(Some records)

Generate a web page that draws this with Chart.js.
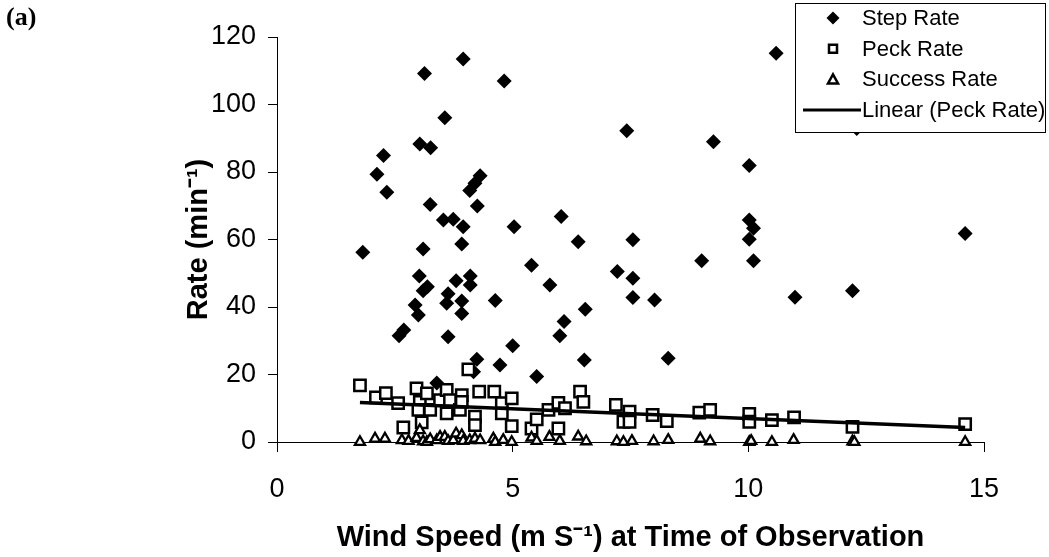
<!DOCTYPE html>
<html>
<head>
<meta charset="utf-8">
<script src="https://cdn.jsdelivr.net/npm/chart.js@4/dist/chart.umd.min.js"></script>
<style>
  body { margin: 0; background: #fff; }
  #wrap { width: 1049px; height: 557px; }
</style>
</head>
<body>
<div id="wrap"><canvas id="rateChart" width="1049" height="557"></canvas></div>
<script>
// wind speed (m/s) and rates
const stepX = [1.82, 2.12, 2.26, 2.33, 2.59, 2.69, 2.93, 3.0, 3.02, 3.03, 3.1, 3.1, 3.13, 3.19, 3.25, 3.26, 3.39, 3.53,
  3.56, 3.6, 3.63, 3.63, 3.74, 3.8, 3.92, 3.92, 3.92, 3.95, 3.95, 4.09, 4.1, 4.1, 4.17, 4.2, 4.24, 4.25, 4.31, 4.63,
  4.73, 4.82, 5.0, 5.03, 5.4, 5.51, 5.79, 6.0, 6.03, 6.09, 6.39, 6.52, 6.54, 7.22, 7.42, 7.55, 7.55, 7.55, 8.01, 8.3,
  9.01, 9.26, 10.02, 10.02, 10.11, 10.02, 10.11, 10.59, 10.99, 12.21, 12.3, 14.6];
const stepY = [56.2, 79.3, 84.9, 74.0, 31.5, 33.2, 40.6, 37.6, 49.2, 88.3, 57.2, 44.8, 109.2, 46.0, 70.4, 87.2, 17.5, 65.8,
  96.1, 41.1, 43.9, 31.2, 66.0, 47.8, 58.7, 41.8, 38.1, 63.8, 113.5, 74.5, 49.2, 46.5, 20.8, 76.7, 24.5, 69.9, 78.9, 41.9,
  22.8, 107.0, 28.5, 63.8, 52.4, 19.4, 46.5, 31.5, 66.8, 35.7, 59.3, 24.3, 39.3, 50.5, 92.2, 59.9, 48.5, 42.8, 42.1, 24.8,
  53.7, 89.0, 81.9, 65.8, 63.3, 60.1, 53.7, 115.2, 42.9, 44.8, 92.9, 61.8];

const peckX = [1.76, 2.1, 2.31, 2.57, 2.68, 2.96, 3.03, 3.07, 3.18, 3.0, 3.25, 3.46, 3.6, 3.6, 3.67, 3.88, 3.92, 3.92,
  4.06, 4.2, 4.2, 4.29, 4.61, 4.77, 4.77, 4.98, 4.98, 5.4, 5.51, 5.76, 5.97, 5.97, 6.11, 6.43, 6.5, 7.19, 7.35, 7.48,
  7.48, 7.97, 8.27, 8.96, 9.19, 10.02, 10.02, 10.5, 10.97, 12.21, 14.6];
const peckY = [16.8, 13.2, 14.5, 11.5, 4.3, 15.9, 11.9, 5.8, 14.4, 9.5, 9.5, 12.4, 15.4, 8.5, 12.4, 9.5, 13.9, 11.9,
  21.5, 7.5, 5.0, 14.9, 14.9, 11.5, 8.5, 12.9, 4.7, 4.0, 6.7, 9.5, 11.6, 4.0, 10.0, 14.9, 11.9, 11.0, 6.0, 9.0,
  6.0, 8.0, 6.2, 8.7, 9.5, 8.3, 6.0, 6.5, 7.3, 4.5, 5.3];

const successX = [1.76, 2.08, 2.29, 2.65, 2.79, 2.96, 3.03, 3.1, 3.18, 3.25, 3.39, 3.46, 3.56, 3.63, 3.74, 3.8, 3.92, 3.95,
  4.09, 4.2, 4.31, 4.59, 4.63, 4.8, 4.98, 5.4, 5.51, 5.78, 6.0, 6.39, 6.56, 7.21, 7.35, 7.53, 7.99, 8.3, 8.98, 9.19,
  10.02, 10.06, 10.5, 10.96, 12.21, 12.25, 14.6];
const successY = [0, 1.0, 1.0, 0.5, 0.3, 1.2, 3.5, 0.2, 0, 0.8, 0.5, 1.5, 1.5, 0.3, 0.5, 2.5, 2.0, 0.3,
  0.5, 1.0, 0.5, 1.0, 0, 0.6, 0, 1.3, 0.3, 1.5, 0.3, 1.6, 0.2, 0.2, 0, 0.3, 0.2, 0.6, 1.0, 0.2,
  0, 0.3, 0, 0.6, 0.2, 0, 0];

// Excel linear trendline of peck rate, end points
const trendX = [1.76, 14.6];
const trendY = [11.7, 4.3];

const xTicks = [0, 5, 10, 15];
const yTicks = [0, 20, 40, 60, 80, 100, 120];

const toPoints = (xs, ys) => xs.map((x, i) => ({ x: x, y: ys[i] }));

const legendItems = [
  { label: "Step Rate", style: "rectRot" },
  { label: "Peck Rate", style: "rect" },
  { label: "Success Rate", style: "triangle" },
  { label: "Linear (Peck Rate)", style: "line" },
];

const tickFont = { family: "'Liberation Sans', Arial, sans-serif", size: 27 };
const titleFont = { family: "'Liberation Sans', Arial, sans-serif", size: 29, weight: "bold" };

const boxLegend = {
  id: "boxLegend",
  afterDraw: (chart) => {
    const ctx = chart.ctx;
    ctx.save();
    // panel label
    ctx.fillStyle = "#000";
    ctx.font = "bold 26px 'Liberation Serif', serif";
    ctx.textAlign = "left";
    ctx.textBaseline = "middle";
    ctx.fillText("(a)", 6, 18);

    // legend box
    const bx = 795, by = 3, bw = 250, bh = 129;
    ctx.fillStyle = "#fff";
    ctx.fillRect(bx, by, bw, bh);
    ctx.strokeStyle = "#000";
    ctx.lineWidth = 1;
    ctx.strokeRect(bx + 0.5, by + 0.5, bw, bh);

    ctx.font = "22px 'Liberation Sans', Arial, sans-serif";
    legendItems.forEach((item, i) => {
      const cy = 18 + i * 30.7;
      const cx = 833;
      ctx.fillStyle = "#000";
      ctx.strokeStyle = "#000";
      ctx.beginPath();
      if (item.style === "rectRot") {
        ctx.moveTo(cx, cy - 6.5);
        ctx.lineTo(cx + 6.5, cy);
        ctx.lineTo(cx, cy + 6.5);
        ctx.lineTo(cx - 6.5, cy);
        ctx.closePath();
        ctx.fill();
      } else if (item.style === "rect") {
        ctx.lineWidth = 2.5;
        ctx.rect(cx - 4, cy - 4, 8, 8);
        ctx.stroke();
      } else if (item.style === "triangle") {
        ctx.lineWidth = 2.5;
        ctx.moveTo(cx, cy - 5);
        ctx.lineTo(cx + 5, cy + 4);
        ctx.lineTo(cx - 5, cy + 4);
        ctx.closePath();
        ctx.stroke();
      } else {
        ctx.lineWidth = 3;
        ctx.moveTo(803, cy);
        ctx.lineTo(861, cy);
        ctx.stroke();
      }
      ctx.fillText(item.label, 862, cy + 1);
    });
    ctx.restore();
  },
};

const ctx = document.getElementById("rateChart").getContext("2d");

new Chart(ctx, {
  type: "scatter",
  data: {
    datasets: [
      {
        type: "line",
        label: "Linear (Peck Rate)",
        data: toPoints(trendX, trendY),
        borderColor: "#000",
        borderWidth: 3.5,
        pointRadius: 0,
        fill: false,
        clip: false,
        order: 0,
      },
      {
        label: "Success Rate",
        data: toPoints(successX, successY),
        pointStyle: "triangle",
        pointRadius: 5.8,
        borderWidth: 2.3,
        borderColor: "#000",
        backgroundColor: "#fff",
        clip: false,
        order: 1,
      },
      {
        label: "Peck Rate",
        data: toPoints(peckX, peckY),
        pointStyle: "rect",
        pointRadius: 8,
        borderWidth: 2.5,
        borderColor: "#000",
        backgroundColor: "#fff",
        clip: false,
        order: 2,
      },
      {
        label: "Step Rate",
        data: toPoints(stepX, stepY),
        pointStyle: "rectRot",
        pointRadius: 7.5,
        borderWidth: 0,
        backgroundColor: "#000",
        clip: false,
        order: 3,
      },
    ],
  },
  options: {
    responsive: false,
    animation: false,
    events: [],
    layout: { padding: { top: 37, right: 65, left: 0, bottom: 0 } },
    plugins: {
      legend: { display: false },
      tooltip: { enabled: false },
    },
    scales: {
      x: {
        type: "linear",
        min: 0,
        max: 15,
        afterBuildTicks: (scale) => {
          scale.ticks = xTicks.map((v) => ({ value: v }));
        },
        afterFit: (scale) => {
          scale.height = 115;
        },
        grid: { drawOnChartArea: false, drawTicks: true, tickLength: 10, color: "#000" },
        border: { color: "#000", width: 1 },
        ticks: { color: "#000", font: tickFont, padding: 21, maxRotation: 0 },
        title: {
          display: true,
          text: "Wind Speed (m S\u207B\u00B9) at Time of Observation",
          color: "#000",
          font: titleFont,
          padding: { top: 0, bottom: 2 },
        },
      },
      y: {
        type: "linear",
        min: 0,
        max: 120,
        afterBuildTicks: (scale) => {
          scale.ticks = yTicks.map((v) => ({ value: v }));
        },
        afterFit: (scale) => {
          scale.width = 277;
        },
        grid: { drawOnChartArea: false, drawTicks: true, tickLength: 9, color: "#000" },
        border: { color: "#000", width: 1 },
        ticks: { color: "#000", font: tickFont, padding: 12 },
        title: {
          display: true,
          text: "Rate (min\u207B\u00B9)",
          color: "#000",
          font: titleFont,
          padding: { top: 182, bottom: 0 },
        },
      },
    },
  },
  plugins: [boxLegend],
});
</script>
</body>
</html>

---

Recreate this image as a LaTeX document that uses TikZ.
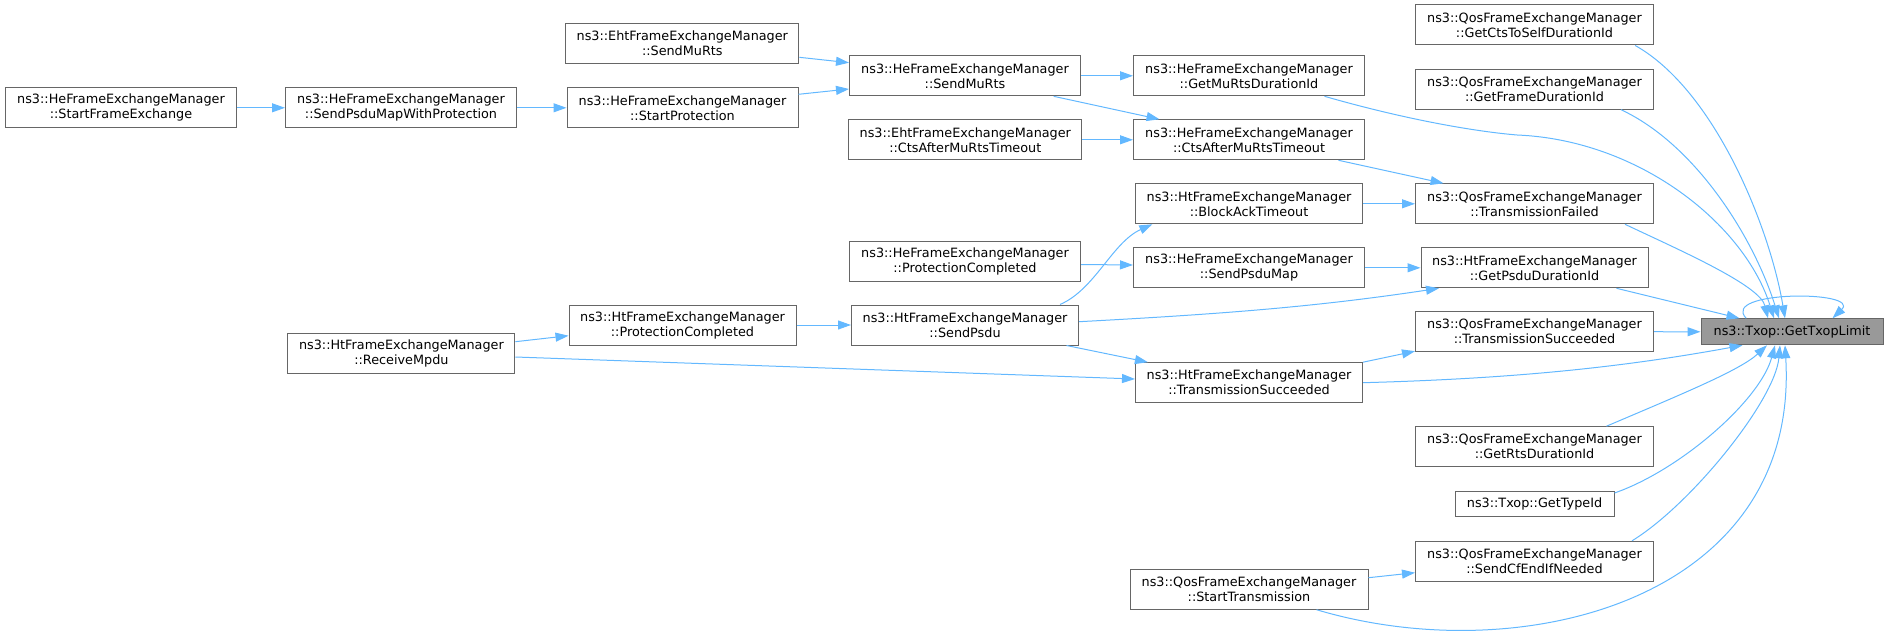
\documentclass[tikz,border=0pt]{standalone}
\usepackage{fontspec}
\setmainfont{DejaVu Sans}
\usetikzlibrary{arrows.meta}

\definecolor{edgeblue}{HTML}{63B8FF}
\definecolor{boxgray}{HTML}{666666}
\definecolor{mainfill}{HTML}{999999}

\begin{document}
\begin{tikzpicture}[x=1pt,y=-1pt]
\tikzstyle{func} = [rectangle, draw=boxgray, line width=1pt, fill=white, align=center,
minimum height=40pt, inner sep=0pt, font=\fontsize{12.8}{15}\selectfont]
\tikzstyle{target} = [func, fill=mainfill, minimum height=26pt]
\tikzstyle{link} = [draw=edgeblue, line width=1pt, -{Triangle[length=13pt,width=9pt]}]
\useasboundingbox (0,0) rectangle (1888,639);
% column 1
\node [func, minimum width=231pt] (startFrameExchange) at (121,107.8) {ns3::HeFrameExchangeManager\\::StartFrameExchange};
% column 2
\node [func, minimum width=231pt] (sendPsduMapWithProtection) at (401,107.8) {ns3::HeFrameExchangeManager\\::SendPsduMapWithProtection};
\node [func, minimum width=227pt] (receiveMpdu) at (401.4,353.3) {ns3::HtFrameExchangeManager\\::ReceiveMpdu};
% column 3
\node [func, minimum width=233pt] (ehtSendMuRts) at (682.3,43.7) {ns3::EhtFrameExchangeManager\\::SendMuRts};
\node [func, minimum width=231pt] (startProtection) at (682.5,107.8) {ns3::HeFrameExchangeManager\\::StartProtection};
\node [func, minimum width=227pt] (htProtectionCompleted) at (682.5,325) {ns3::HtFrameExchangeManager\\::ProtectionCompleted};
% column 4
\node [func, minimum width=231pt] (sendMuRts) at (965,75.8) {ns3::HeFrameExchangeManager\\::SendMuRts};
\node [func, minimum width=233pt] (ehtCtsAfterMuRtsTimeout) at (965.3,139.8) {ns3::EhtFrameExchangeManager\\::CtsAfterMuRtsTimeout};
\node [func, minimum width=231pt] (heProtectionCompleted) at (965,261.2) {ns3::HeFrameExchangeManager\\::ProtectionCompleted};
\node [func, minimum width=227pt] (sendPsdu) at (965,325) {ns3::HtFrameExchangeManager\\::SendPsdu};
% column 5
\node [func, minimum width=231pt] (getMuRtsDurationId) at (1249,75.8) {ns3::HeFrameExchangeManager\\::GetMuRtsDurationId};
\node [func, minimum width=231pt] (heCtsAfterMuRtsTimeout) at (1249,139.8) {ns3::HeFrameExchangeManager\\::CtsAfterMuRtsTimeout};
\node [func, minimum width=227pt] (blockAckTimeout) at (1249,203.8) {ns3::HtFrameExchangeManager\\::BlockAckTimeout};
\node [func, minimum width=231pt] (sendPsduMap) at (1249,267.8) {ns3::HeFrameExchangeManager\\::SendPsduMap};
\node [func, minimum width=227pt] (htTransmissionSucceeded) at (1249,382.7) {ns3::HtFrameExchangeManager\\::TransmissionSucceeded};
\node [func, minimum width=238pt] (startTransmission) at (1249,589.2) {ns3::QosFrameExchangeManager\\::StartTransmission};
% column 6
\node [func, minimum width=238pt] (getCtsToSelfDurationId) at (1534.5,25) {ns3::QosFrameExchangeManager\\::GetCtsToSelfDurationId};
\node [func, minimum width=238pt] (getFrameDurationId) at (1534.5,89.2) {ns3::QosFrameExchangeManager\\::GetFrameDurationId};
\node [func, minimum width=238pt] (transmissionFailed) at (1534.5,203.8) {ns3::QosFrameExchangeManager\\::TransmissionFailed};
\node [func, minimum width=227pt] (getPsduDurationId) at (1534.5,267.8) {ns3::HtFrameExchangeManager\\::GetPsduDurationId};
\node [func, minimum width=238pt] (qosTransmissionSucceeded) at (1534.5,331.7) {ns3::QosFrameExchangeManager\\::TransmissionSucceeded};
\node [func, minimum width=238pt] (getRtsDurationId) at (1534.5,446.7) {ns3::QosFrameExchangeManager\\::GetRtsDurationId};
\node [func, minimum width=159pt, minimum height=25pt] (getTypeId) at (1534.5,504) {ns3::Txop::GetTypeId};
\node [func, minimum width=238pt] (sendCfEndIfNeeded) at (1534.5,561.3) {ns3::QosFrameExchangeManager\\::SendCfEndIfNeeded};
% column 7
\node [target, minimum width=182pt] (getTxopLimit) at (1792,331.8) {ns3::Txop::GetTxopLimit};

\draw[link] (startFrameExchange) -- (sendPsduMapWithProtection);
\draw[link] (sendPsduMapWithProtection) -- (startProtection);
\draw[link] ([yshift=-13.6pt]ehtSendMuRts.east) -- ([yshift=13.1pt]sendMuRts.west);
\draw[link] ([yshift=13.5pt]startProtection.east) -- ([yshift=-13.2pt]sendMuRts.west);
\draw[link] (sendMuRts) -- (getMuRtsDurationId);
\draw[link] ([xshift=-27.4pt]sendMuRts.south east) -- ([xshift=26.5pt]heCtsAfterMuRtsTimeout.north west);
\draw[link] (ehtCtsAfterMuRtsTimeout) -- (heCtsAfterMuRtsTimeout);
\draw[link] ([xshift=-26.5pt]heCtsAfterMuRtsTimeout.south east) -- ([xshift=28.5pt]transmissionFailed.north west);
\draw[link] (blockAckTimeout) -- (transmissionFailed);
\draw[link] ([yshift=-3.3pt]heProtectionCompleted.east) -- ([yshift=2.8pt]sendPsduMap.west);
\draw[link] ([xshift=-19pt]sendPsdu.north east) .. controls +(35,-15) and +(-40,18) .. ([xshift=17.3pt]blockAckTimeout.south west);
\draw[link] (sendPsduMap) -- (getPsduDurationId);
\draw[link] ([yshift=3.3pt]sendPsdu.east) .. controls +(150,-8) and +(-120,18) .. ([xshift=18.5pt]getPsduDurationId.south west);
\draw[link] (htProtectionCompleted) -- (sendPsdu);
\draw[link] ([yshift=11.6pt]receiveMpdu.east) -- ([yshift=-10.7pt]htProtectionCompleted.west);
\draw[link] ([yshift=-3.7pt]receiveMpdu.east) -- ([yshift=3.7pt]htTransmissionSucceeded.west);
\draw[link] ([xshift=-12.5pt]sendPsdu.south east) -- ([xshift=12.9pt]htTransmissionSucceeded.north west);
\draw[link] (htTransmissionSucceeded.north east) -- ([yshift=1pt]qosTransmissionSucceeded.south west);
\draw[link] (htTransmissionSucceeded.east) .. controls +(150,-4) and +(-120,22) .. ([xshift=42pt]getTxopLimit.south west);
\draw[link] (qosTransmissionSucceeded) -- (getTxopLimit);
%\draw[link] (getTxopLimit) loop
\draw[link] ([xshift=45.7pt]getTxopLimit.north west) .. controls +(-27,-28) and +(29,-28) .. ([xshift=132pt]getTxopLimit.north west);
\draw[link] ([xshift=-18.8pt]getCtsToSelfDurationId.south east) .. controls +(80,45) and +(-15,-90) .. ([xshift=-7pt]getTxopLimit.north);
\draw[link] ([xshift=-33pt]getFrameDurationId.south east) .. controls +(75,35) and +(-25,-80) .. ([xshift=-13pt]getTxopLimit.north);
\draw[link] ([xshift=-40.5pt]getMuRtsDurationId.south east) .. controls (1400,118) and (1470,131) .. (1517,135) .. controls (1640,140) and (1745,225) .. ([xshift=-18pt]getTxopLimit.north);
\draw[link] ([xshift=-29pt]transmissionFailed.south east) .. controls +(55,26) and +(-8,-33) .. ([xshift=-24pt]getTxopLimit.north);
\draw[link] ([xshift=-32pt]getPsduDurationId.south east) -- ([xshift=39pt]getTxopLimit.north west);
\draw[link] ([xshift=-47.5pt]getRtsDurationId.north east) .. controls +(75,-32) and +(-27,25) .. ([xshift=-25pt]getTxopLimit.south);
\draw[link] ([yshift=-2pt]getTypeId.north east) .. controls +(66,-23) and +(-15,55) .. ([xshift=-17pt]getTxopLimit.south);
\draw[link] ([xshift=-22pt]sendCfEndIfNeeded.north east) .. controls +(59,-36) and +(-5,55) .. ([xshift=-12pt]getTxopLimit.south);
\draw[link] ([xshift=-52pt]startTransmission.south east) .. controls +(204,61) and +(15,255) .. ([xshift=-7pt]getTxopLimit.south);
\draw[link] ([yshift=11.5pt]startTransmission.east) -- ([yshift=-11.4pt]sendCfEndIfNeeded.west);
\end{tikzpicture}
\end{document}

_Task goal_. Copy exactly the stretch of lines from the one containing "Generate a web" through the one containing "44.8, 92.9, 61.8];", both included. Leave out any pictures.

_Complete output_.
Generate a web page that draws this with Chart.js.
<!DOCTYPE html>
<html>
<head>
<meta charset="utf-8">
<script src="https://cdn.jsdelivr.net/npm/chart.js@4/dist/chart.umd.min.js"></script>
<style>
  body { margin: 0; background: #fff; }
  #wrap { width: 1049px; height: 557px; }
</style>
</head>
<body>
<div id="wrap"><canvas id="rateChart" width="1049" height="557"></canvas></div>
<script>
// wind speed (m/s) and rates
const stepX = [1.82, 2.12, 2.26, 2.33, 2.59, 2.69, 2.93, 3.0, 3.02, 3.03, 3.1, 3.1, 3.13, 3.19, 3.25, 3.26, 3.39, 3.53,
  3.56, 3.6, 3.63, 3.63, 3.74, 3.8, 3.92, 3.92, 3.92, 3.95, 3.95, 4.09, 4.1, 4.1, 4.17, 4.2, 4.24, 4.25, 4.31, 4.63,
  4.73, 4.82, 5.0, 5.03, 5.4, 5.51, 5.79, 6.0, 6.03, 6.09, 6.39, 6.52, 6.54, 7.22, 7.42, 7.55, 7.55, 7.55, 8.01, 8.3,
  9.01, 9.26, 10.02, 10.02, 10.11, 10.02, 10.11, 10.59, 10.99, 12.21, 12.3, 14.6];
const stepY = [56.2, 79.3, 84.9, 74.0, 31.5, 33.2, 40.6, 37.6, 49.2, 88.3, 57.2, 44.8, 109.2, 46.0, 70.4, 87.2, 17.5, 65.8,
  96.1, 41.1, 43.9, 31.2, 66.0, 47.8, 58.7, 41.8, 38.1, 63.8, 113.5, 74.5, 49.2, 46.5, 20.8, 76.7, 24.5, 69.9, 78.9, 41.9,
  22.8, 107.0, 28.5, 63.8, 52.4, 19.4, 46.5, 31.5, 66.8, 35.7, 59.3, 24.3, 39.3, 50.5, 92.2, 59.9, 48.5, 42.8, 42.1, 24.8,
  53.7, 89.0, 81.9, 65.8, 63.3, 60.1, 53.7, 115.2, 42.9, 44.8, 92.9, 61.8];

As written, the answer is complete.